明治新政府の軍医であった石黒忠悳(いしぐろただのり:軍医であった森鴎外の上官)は「私の手で漢方を撲滅します」とまで発言していたと伝えられています。西洋医学の考え方を急速に浸透させるために、漢方・東洋医学は医学的根拠がない「民間療法」として取り扱うことで、国力の増強に邁進したのです。
ここで気がついていただきたいのは「明治政府が西洋医学に突き進まなければいけなかった原因」と「その原因・前提が現在でも有効なのか」という点です。
「急進的な富国強兵政策の下で伝統医療を排除し、有能な治療家に西洋医学を学ばせる」。このことは、当時の国の政策として、理にかなっていますし。国益だったのでしょう。
ところで、現代はどういう時代なのでしょうか?
急性外傷等に対する西洋医学の貢献は疑いようもありません。
しかし、ストレス過多による免疫力の低下との関連性が疑われる、症状が変化しやすい疾病が多い現代において、原因が明確または症状にパタンがある疾病の治療を得意とする西洋医学偏重の政策を継続しなければいけない理由があるのでしょうか?
代替医療は症状ではなく、その人の体質そのものを見るため症状が変化したり原因が不明でも効果を上げやついという特長があります。ストレス過多による免疫力の低下との関連性が疑われる疾病においては、代替医療が貢献できることが多いのです。

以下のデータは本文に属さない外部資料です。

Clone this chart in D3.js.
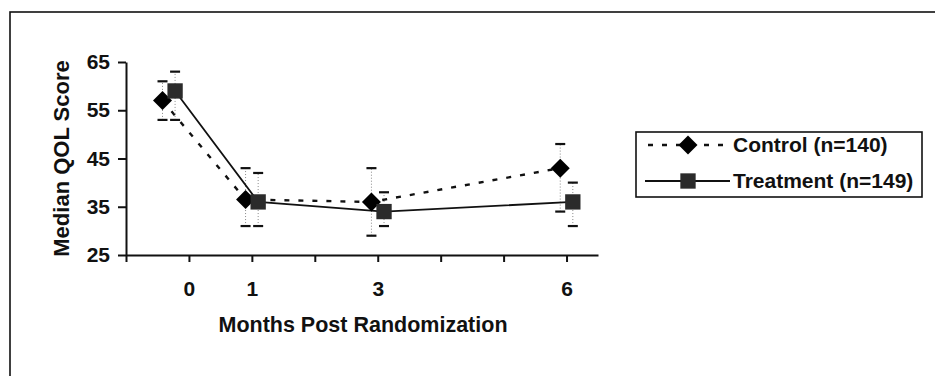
<!DOCTYPE html>
<html>
<head>
<meta charset="utf-8">
<script src="https://cdn.jsdelivr.net/npm/d3@7"></script>
<style>
  body { margin: 0; background: #fff; }
  svg text { font-family: "Liberation Sans", Arial, sans-serif; font-weight: bold; fill: #111; }
</style>
</head>
<body>
<div class="chart"></div>
<script>
// ------------------------------------------------------------------------------------------------------------------
// Data
var months        = [0, 1, 3, 6];
var seriesNames   = ["Control (n=140)", "Treatment (n=149)"];
var controlX      = [-0.42, 0.9, 2.9, 5.9];      // plotted position on the month axis
var treatmentX    = [-0.22, 1.1, 3.1, 6.1];
var controlMed    = [57, 36.5, 36, 43];
var controlLow    = [53, 31, 29, 34];
var controlHigh   = [61, 43, 43, 48];
var treatmentMed  = [59, 36, 34, 36];
var treatmentLow  = [53, 31, 31, 31];
var treatmentHigh = [63, 42, 38, 40];
var yTicks        = [25, 35, 45, 55, 65];
var xTicks        = [-1, 0, 1, 2, 3, 4, 5, 6];

// ------------------------------------------------------------------------------------------------------------------
// Global var
var width = 935, height = 376;

var svg = d3.select(".chart").append("svg")
  .attr("width", width)
  .attr("height", height);

// outer frame (right and bottom run off the page)
svg.append("rect")
  .attr("x", 10).attr("y", 12)
  .attr("width", 960).attr("height", 400)
  .attr("fill", "none")
  .attr("stroke", "#111")
  .attr("stroke-width", 1.6);

var x = d3.scaleLinear().domain([-1, 6.5]).range([126, 598]);
var y = d3.scaleLinear().domain([25, 65]).range([255, 62]);

// ------------------------------------------------------------------------------------------------------------------
// Axes
var yAxis = svg.append("g")
  .attr("transform", "translate(" + x(-1) + ",0)")
  .call(d3.axisLeft(y).tickValues(yTicks).tickSize(8).tickPadding(8).tickSizeOuter(0));
yAxis.select(".domain").attr("stroke", "#111").attr("stroke-width", 2);
yAxis.selectAll(".tick line").attr("stroke", "#111").attr("stroke-width", 2);
yAxis.selectAll("text").style("font-size", "21px").attr("fill", "#111");

var xAxis = svg.append("g")
  .attr("transform", "translate(0," + y(25) + ")")
  .call(d3.axisBottom(x).tickValues(xTicks).tickSize(7).tickPadding(19).tickSizeOuter(0)
    .tickFormat(function(d) { return months.indexOf(d) >= 0 ? d : ""; }));
xAxis.select(".domain").attr("stroke", "#111").attr("stroke-width", 2);
xAxis.selectAll(".tick line").attr("stroke", "#111").attr("stroke-width", 2);
xAxis.selectAll("text").style("font-size", "21px").attr("fill", "#111");

svg.append("text")
  .attr("x", 363).attr("y", 332)
  .attr("text-anchor", "middle")
  .style("font-size", "21.5px")
  .text("Months Post Randomization");

svg.append("text")
  .attr("transform", "translate(69," + ((y(25) + y(65)) / 2) + ") rotate(-90)")
  .attr("text-anchor", "middle")
  .style("font-size", "22px")
  .text("Median QOL Score");

// ------------------------------------------------------------------------------------------------------------------
// Series
var diamond = d3.symbol().type(d3.symbolDiamond2 || d3.symbolDiamond).size(230);
var square  = d3.symbol().type(d3.symbolSquare).size(235);

var series = [
  { xs: controlX,   med: controlMed,   low: controlLow,   high: controlHigh,   dash: "5,9", shape: diamond, fill: "#000" },
  { xs: treatmentX, med: treatmentMed, low: treatmentLow, high: treatmentHigh, dash: null,  shape: square,  fill: "#2b2b2b" }
];

var line = d3.line()
  .x(function(d) { return x(d[0]); })
  .y(function(d) { return y(d[1]); });

series.forEach(function(s) {
  var pts = s.xs.map(function(v, i) { return [v, s.med[i], s.low[i], s.high[i]]; });

  // error bars : dotted stem + solid caps
  var eb = svg.append("g");
  eb.selectAll("line.stem").data(pts).enter().append("line")
    .attr("x1", function(d) { return x(d[0]); })
    .attr("x2", function(d) { return x(d[0]); })
    .attr("y1", function(d) { return y(d[2]); })
    .attr("y2", function(d) { return y(d[3]); })
    .attr("stroke", "#888")
    .attr("stroke-width", 1)
    .attr("stroke-dasharray", "1,2");
  [2, 3].forEach(function(k) {
    eb.selectAll("line.cap" + k).data(pts).enter().append("line")
      .attr("x1", function(d) { return x(d[0]) - 5; })
      .attr("x2", function(d) { return x(d[0]) + 5; })
      .attr("y1", function(d) { return y(d[k]); })
      .attr("y2", function(d) { return y(d[k]); })
      .attr("stroke", "#111")
      .attr("stroke-width", 2.2);
  });

  svg.append("path")
    .attr("d", line(pts))
    .attr("fill", "none")
    .attr("stroke", "#111")
    .attr("stroke-width", s.dash ? 2.4 : 1.8)
    .attr("stroke-dasharray", s.dash);
});

series.forEach(function(s) {
  svg.selectAll(null).data(s.xs).enter().append("path")
    .attr("transform", function(d, i) { return "translate(" + x(d) + "," + y(s.med[i]) + ")"; })
    .attr("d", s.shape)
    .attr("fill", s.fill);
});

// ------------------------------------------------------------------------------------------------------------------
// Legend
var legend = svg.append("g");
legend.append("rect")
  .attr("x", 636).attr("y", 132)
  .attr("width", 286).attr("height", 65)
  .attr("fill", "#fff")
  .attr("stroke", "#111")
  .attr("stroke-width", 1.6);

var rowY = [145, 181];
series.forEach(function(s, i) {
  legend.append("line")
    .attr("x1", s.dash ? 648 : 645).attr("x2", 730)
    .attr("y1", rowY[i]).attr("y2", rowY[i])
    .attr("stroke", "#111")
    .attr("stroke-width", s.dash ? 2.4 : 1.8)
    .attr("stroke-dasharray", s.dash);
  legend.append("path")
    .attr("transform", "translate(688," + rowY[i] + ")")
    .attr("d", s.shape)
    .attr("fill", s.fill);
  legend.append("text")
    .attr("x", 733).attr("y", rowY[i] + 7)
    .style("font-size", "21px")
    .text(seriesNames[i]);
});
</script>
</body>
</html>
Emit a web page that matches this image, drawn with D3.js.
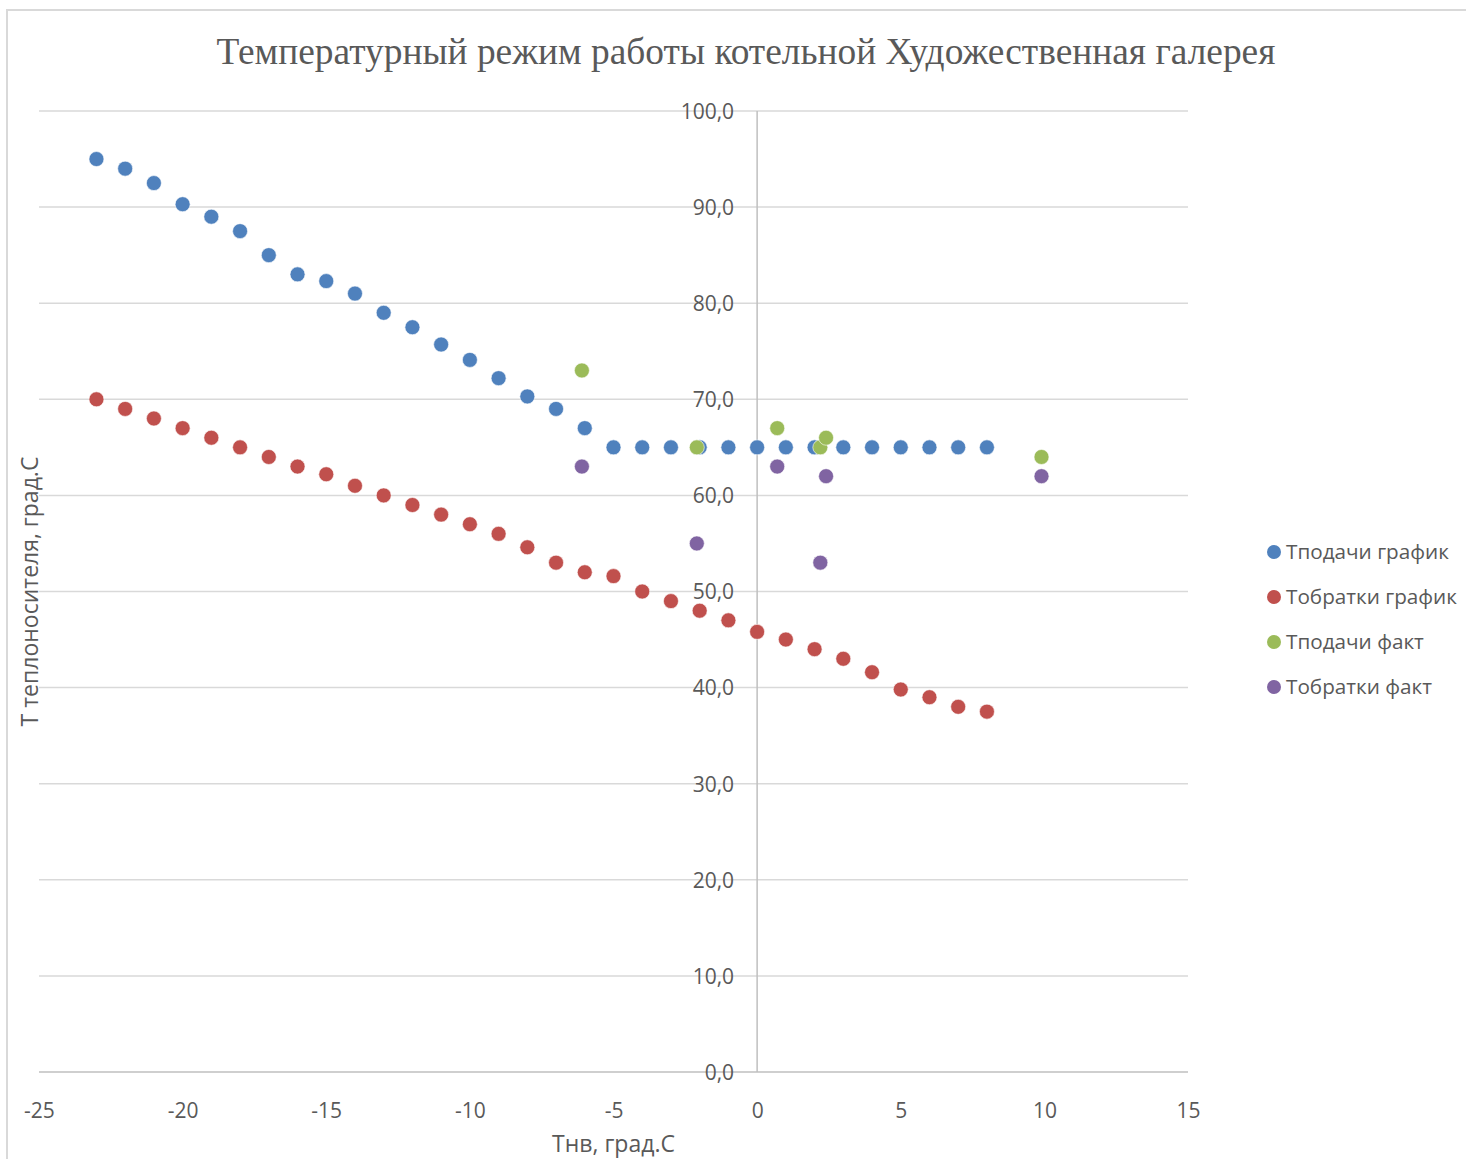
<!DOCTYPE html>
<html><head><meta charset="utf-8">
<script src="https://cdn.jsdelivr.net/npm/d3@7"></script>
<style>body{margin:0;background:#fff}svg{display:block}</style>
</head><body>
<svg id="c" width="1466" height="1159"></svg>
<script>
const title = "Температурный режим работы котельной Художественная галерея";
const xTitle = "Тнв, град.С";
const yTitle = "Т теплоносителя, град.С";
const seriesNames = ["Тподачи график", "Тобратки график", "Тподачи факт", "Тобратки факт"];
const seriesColors = ["#4f81bd", "#c0504d", "#9bbb59", "#8064a2"];

const xGraph = [-23,-22,-21,-20,-19,-18,-17,-16,-15,-14,-13,-12,-11,-10,-9,-8,-7,-6,-5,-4,-3,-2,-1,0,1,2,3,4,5,6,7,8];
const supplyGraph = [95,94,92.5,90.3,89,87.5,85,83,82.3,81,79,77.5,75.7,74.1,72.2,70.3,69,67,65,65,65,65,65,65,65,65,65,65,65,65,65,65];
const returnGraph = [70,69,68,67,66,65,64,63,62.2,61,60,59,58,57,56,54.6,53,52,51.6,50,49,48,47,45.8,45,44,43,41.6,39.8,39,38,37.5];

const xFact = [-6.1,-2.1,0.7,2.2,2.4,9.9];
const supplyFact = [73,65,67,65,66,64];
const returnFact = [63,55,63,53,62,62];

const xTicks = [-25,-20,-15,-10,-5,0,5,10,15];
const yTicks = [0,10,20,30,40,50,60,70,80,90,100];

const svg = d3.select("#c");
const textColor = "#595959";
const font = "'Open Sans', 'Noto Sans', sans-serif";

// chart border
svg.append("path").attr("d","M7,1159 L7,10 L1466,10").attr("fill","none").attr("stroke","#d9d9d9").attr("stroke-width",2);

const x = d3.scaleLinear().domain([-25,15]).range([39,1188]);
const y = d3.scaleLinear().domain([0,100]).range([1072,111]);

// gridlines
svg.append("g").selectAll("line").data(yTicks.filter(d=>d>0)).join("line")
  .attr("x1",x(-25)).attr("x2",x(15)).attr("y1",d=>y(d)).attr("y2",d=>y(d))
  .attr("stroke","#d9d9d9").attr("stroke-width",1.5);

// x axis line at y=0
svg.append("line").attr("x1",x(-25)).attr("x2",x(15)).attr("y1",y(0)).attr("y2",y(0))
  .attr("stroke","#bfbfbf").attr("stroke-width",1.5);
// y axis line at x=0
svg.append("line").attr("x1",x(0)).attr("x2",x(0)).attr("y1",y(100)).attr("y2",y(0))
  .attr("stroke","#bfbfbf").attr("stroke-width",1.5);

// y tick labels
const yAxis = d3.axisLeft(y).tickValues(yTicks).tickSize(0).tickPadding(0)
  .tickFormat(d=>d3.format(".1f")(d).replace(".",","));
const gy = svg.append("g").attr("transform",`translate(${x(0)-23},0)`).call(yAxis);
gy.select(".domain").remove();
gy.selectAll("text").attr("fill",textColor).attr("font-size",21).attr("font-family",font).attr("dy","0.35em");

// x tick labels
const xAxis = d3.axisBottom(x).tickValues(xTicks).tickSize(0).tickPadding(0).tickFormat(d3.format("d"));
const gx = svg.append("g").attr("transform",`translate(0,1111)`).call(xAxis);
gx.select(".domain").remove();
gx.selectAll("text").attr("fill",textColor).attr("font-size",21).attr("font-family",font).attr("dy","0.35em").text(d=>String(d));

// titles
svg.append("text").attr("x",746).attr("y",64).attr("text-anchor","middle")
  .attr("font-family","'Liberation Serif','Times New Roman',serif").attr("font-size",37.4)
  .attr("fill",textColor).text(title);
svg.append("text").attr("x",(x(-25)+x(15))/2).attr("y",1152).attr("text-anchor","middle")
  .attr("font-family",font).attr("font-size",23).attr("fill",textColor).text(xTitle);
svg.append("text").attr("transform",`translate(38,${(y(0)+y(100))/2}) rotate(-90)`).attr("text-anchor","middle")
  .attr("font-family",font).attr("font-size",23).attr("fill",textColor).text(yTitle);

// series
const series = [
  xGraph.map((v,i)=>[v,supplyGraph[i]]),
  xGraph.map((v,i)=>[v,returnGraph[i]]),
  xFact.map((v,i)=>[v,supplyFact[i]]),
  xFact.map((v,i)=>[v,returnFact[i]])
];
series.forEach((pts,si)=>{
  svg.append("g").selectAll("circle").data(pts).join("circle")
    .attr("cx",d=>x(d[0])).attr("cy",d=>y(d[1])).attr("r",7.5)
    .attr("fill",seriesColors[si]).attr("stroke","#fff").attr("stroke-width",0.6);
});

// legend
const lg = svg.append("g");
seriesNames.forEach((n,i)=>{
  const yy = 552 + i*45;
  lg.append("circle").attr("cx",1274).attr("cy",yy).attr("r",7).attr("fill",seriesColors[i]);
  lg.append("text").attr("x",1286).attr("y",yy).attr("dy","0.35em").attr("font-family",font)
    .attr("font-size",20.7).attr("fill",textColor).text(n);
});
</script>
</body></html>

社会環境が大きく異なり、疾病の原因も大きく異なる今日において、明治時代に日本政府が採用した政策に固執しなければならない事情が何かあるのだとしたら、それは既得権を疑わざるを得ません。
明治時代から脈々と続けてきた、医療制度、医療保険制度、医師の教育制度、一般人に対する衛生概念教育制度があります。これに手を加えることは並大抵ではありません。
医療分野ではピンと来ないと思いますので、別の例を出してみます。
日本では、戦後の復興のために性別による社会責任の分担を採用しました。(男性は会社で猛烈に働き、女性がそれを支えること。)
このことも、当時の日本政府・日本人が「最適である」と考えて採用したことであって、積極的に「女性を差別しよう、さげすもう」として採用したわけではないでしょう。しかし、結果として、戦後復興を果たし、役割分業が必須ではなくなった現代のいても、まだ完全には是正されていません。
一度、国を挙げて採用した仕組みを変えるのは大変なことなのです。
しかし、結婚出産後にも女性が働き続けるためには、ムギ畑やワーキングマザースタイル(WMS)のような地道なコミュニティによる情報交換が少しずつ浸透し、メディアに取り上げられ、政策にまで影響を与えていきました。この変化の胎動が大きくなりはじめたタイミングで、勝間和代のような時代のアイコンが出てきたことで、変化が加速していることを感じています。
伝統医療と西洋医療の統合医療という分野では、まだ変化が起きているという兆しすらありません。しかし、あきらめずに、ブログや患者同士のネットワークがムギ畑やWMSと同じような役割を果たしていけたらと思っています。
まずは、このブログをお読みの方だけでも、日本で伝統療法の権威を落とそうとした背景には
- 戦争での勝利という当時の大義名分があり、
- その前提は既に現代日本では崩れ去っていると言うこと、
- それどころか、知恵と知識が主要財産である現代社会においては、日本独自の知識と技術を消し去ることは、国益と反する可能性も高いのだ
ということに、気がついていただければ嬉しいです。